(Task): Your task is to print exactly the lines from the line that contains "Convert this chart" through the line that contains "Chart.register(...registerables);", with pictures left out.

◇ ◇ ◇

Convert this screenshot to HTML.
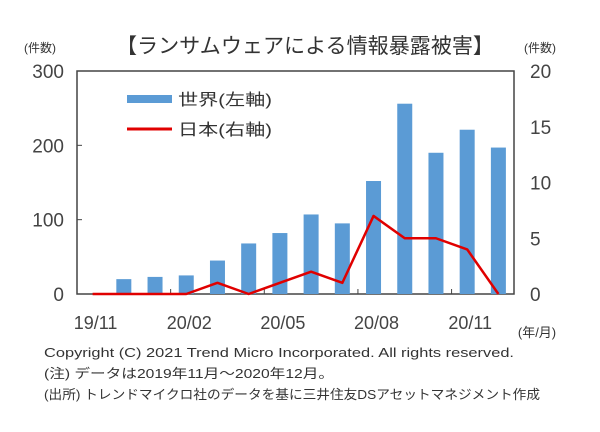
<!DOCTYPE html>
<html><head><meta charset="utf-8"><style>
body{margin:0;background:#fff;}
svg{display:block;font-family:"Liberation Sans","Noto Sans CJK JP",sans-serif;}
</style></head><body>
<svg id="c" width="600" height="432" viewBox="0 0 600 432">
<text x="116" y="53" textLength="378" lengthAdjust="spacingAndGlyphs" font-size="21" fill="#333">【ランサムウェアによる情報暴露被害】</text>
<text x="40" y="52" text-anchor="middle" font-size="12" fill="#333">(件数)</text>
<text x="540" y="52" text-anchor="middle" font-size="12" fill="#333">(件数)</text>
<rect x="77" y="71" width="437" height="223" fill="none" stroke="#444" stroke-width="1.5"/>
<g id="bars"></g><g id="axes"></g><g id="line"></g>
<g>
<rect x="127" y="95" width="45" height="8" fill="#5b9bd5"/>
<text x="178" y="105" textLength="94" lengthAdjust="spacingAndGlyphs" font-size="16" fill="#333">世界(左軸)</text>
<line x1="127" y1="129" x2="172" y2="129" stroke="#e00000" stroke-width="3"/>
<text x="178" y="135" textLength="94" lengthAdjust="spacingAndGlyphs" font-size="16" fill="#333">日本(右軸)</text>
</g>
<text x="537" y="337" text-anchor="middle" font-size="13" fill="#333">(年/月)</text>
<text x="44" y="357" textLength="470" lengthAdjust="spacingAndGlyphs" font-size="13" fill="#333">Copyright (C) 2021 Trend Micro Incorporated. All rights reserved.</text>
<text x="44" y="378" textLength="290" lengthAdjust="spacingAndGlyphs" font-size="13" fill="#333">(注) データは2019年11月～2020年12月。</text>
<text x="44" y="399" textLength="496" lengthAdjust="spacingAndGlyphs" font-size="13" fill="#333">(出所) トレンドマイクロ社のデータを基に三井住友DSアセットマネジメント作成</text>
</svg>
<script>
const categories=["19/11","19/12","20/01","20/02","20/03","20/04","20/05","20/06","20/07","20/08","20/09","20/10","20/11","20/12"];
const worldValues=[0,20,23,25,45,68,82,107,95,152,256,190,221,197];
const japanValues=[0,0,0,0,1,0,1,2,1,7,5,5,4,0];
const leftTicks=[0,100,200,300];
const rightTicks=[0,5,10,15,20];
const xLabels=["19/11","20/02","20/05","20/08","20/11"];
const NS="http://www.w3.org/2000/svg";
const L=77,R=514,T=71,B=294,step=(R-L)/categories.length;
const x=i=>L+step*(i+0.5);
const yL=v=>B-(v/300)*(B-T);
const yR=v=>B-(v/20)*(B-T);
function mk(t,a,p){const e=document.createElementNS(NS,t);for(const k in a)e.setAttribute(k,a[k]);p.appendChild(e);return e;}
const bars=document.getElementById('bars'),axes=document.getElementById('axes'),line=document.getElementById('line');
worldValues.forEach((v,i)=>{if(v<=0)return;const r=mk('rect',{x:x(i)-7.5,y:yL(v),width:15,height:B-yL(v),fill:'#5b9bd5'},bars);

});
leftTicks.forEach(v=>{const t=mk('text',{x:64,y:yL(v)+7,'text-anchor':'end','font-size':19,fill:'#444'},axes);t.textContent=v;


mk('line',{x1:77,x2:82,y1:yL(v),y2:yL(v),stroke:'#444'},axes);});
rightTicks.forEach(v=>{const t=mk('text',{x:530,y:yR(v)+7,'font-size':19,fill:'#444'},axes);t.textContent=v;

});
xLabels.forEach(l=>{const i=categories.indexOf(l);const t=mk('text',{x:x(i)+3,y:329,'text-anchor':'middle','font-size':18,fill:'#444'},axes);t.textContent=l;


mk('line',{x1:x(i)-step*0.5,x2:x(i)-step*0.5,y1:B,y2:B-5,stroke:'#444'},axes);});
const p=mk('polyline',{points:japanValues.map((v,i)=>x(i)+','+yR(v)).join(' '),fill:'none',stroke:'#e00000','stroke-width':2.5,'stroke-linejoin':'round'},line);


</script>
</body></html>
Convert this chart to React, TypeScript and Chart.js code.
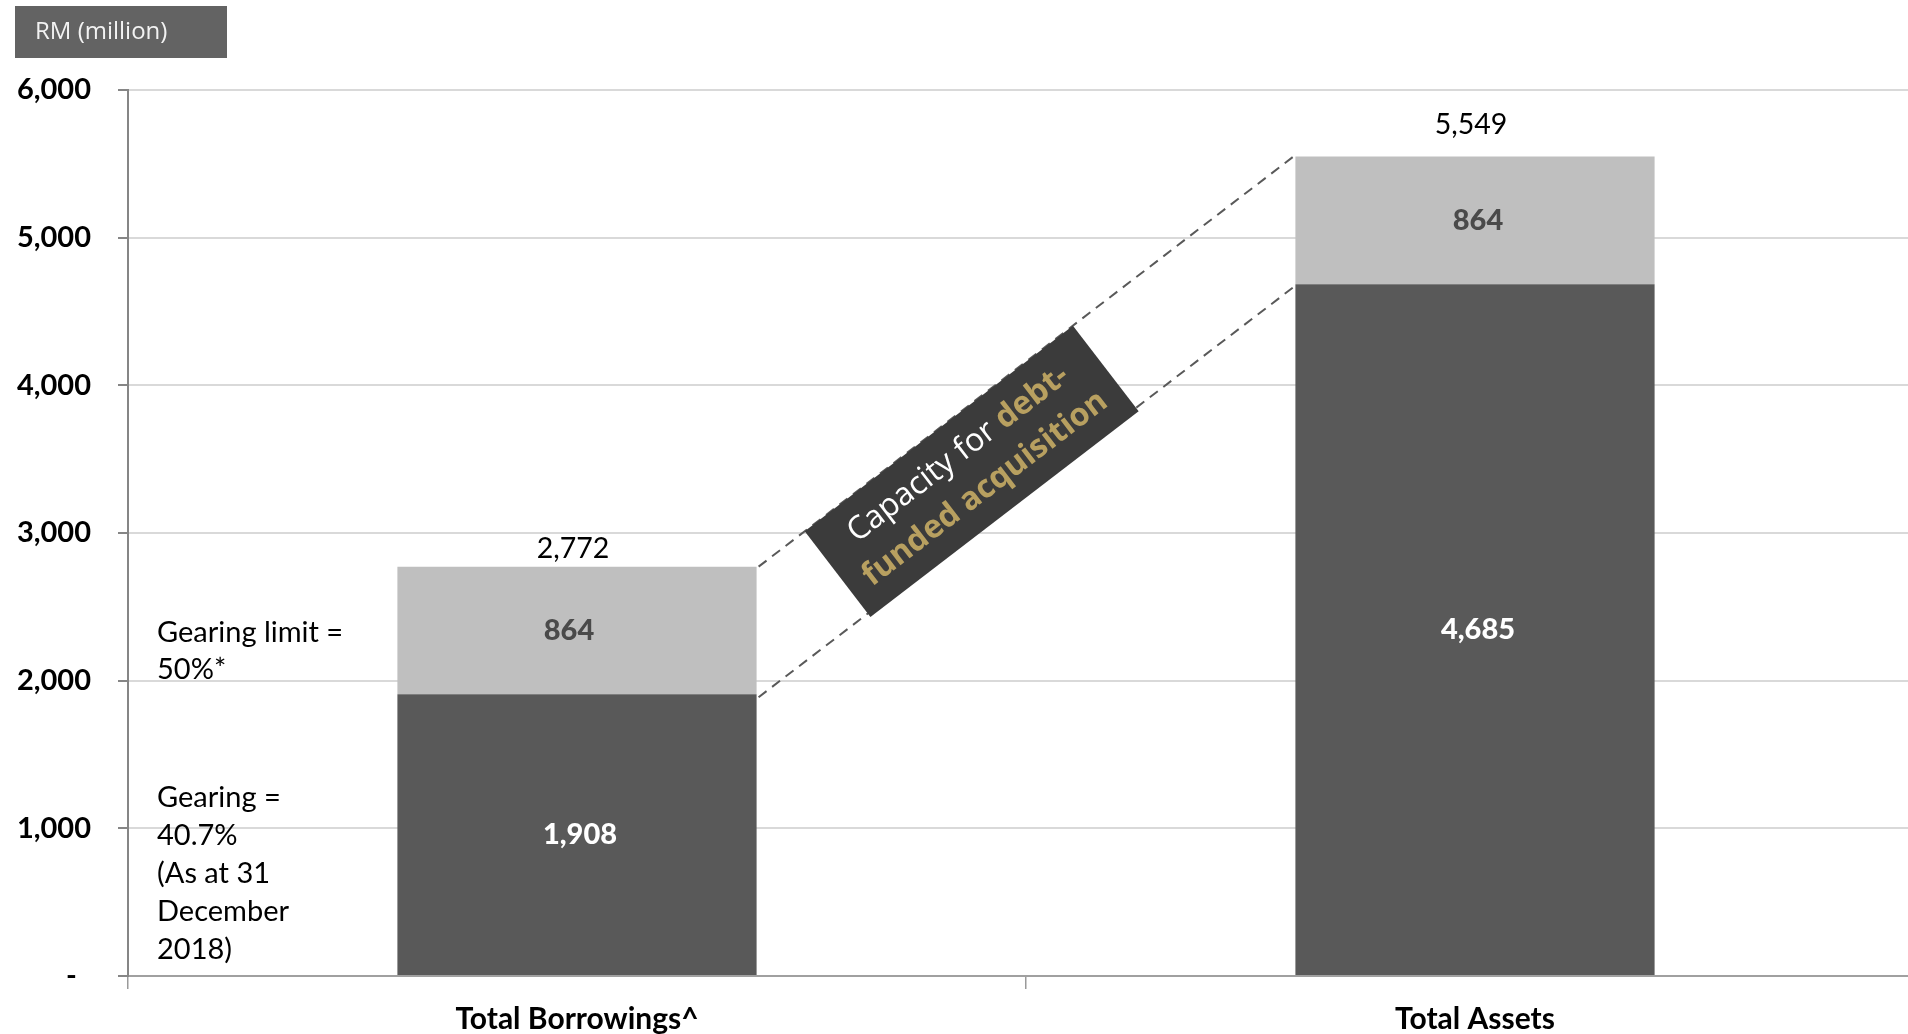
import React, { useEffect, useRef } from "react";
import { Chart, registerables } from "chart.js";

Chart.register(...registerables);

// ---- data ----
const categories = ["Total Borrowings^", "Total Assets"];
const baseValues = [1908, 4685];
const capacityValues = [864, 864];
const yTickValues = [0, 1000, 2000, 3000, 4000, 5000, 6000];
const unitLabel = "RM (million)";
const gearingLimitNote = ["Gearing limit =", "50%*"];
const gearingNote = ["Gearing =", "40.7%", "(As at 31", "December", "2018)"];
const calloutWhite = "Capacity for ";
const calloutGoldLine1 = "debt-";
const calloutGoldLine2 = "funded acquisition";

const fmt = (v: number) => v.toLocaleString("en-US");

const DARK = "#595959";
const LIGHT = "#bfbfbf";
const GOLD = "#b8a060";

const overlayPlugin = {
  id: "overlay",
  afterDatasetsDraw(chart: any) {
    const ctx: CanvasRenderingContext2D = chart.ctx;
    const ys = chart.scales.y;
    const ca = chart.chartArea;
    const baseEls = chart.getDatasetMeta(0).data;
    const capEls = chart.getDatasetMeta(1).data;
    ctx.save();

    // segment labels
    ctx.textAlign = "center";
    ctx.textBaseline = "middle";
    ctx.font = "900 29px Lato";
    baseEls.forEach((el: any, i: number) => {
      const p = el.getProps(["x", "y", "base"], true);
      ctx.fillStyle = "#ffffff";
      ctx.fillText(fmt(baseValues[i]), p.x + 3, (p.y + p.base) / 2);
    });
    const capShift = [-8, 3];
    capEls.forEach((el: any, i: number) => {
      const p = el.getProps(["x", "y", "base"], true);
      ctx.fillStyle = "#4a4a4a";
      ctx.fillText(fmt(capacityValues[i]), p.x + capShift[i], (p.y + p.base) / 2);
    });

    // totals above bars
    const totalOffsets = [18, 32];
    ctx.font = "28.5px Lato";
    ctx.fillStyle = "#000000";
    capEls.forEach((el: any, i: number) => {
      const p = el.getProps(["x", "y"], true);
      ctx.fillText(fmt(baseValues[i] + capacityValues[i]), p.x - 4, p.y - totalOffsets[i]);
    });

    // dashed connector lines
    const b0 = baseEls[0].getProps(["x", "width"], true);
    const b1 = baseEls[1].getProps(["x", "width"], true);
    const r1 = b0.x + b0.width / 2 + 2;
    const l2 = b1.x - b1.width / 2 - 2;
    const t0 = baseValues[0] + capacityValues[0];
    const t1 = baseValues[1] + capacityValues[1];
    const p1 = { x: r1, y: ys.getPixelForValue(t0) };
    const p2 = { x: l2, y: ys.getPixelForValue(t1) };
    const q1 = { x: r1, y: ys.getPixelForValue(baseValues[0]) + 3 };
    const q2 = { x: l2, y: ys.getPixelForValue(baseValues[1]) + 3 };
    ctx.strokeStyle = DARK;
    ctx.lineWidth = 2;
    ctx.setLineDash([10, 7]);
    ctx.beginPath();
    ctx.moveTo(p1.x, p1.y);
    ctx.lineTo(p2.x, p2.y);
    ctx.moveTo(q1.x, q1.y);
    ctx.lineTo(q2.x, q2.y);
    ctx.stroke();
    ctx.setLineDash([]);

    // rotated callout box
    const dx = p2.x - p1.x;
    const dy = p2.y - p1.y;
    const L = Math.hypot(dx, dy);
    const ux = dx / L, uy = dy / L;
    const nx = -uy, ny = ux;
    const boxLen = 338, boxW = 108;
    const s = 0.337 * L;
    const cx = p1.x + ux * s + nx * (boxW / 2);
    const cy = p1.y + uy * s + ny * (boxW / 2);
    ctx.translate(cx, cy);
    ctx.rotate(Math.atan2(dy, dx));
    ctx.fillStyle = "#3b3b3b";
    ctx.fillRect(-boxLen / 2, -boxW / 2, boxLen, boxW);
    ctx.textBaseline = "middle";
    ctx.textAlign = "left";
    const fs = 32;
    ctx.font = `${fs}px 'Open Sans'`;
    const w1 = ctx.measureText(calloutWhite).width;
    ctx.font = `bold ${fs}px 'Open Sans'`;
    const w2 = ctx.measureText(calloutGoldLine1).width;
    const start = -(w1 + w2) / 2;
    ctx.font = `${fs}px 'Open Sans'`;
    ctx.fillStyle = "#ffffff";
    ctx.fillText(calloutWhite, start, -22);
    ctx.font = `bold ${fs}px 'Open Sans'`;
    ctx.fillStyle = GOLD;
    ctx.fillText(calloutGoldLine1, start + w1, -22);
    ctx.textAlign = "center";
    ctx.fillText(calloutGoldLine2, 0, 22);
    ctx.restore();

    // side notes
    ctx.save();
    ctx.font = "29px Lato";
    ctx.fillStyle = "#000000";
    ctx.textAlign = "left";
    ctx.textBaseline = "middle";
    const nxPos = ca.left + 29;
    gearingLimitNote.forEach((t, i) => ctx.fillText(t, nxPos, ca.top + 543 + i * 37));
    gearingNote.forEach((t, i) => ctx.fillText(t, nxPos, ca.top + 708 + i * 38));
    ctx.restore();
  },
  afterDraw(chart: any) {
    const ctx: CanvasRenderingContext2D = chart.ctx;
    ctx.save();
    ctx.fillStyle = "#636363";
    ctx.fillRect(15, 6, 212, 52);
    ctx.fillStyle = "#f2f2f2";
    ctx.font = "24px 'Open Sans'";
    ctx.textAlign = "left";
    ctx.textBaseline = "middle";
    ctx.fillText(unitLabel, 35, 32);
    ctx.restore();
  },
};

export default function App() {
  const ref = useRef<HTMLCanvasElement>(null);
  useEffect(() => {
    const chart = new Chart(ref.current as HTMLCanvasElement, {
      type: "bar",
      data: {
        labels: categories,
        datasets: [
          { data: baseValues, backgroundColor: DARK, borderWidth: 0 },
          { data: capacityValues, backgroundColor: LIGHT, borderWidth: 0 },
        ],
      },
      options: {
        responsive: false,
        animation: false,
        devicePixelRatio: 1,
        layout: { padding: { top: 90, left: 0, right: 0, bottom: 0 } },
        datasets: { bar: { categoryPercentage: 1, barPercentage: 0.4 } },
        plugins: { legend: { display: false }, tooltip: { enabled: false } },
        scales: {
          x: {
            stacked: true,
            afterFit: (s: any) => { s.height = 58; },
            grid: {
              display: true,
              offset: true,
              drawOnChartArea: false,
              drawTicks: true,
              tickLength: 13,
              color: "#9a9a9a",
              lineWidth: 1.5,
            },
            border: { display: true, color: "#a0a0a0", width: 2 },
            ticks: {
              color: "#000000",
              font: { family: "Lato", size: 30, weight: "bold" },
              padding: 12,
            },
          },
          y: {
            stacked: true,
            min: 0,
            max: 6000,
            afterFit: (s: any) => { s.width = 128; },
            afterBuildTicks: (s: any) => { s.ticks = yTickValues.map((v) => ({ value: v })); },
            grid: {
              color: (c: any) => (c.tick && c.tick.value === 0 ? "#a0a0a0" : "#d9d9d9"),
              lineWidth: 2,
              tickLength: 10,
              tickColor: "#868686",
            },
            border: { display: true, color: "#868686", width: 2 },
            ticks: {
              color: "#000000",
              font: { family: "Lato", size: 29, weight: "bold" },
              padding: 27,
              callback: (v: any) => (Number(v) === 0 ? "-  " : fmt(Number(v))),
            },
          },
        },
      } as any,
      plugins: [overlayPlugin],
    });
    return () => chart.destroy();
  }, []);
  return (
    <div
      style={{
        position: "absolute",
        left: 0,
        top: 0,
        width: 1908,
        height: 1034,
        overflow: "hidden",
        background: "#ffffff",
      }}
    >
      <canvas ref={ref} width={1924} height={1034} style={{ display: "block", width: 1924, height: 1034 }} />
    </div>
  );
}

◇ ◇ ◇

(Result of the task):
Convert this chart to React, TypeScript and Chart.js code.
import React, { useEffect, useRef } from "react";
import { Chart, registerables } from "chart.js";

Chart.register(...registerables);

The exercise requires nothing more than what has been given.